- Country: Colombia
- Founded: 1913
- Founder: Miguel Jimenez
- Membership: 245,679
- President: Sc. Diego Alejandro Linares
- Website http://www.scout.org.co/

= Asociación Scouts de Colombia =

National scouting organization in Colombia

Asociación Scouts de Colombia is the national Scout organization in Colombia. Founded in 1917, it was accepted into the World Organization of the Scout Movement in 1933. The movement is coeducational, accepting both boys and girls. Asociación Scouts de Colombia has 12,684 members as of 2021 (reported by WOSM) and 15,000 members as of 2023 (reported by ASC).

Scouting first appeared in Colombia in 1913, introduced by Miguel Jimenez, who was living in England at the time. He returned to Colombia and brought Scouting back with him.

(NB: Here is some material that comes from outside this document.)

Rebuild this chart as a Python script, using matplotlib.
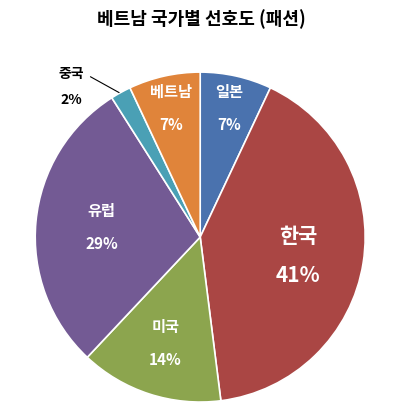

Outdoor activities and community service are important parts of the Scout program in Colombia. Scouts participate in national festivals and holidays. They help in sports events, disaster relief and first aid situations. There is also a strong emphasis on conservation and ecology.

==Program and ideals==
The Scouts de Colombia focus on several strategic priorities, including youth participation, social impact, educational methods, communications and relations, diversity and inclusion, and governance.

Scout's sections:
- Manada (Lobatos) - ages 6 to 10
- Tropa (Scouts) - ages 11 to 14
- Comunidad (Caminantes) - ages 15 to 17
- Clan (Rover Scouts) - ages 18 to 22

All sections are coeducational.

The Scout Motto is Siempre Listo, Always Prepared.

The membership badge of Asociación Scouts de Colombia incorporates a shield featuring the flag of Colombia.

The organization is divided into various Scout regions across Colombia and consists of numerous scout groups and active members.

=== Vision 2025 ===
By 2025, the Scouts de Colombia aims to be one of the leading youth movements in the country, enabling 50,000 young people to become active citizens and peacebuilders. They aim to create positive change in their communities based on shared values.

===Air Scouts===
At present only one Air Scout Group - 'Tigres Del Aire' - is known of in Colombia.
The Colombian Air Scouts was created during the administration of Lieutenant General Gustavo Rojas Pinilla and were then directed in 1957 by Captain Alejandro Garcia; the heads of this group were privileged to study at the school established by the Civil Aviation General Rojas and began a career in commercial aviation.

==Scout Oath==

The Scouts de Colombia promotes unity and the practice of Scout Law and Promise principles.Por mi honor y con la gracia de Dios,

yo prometo hacer todo cuanto de mi dependa,

para cumplir con mis deberes con Dios y la patria,

ayudar al prójimo en toda circunstancia

y cumplir fielmente la Ley Scout.

By my honor and with the grace of God,

I promise to do my best

to fulfill my duties to God and to my country,

to help my fellowman in all circumstances

and to faithfully obey the Scout Law.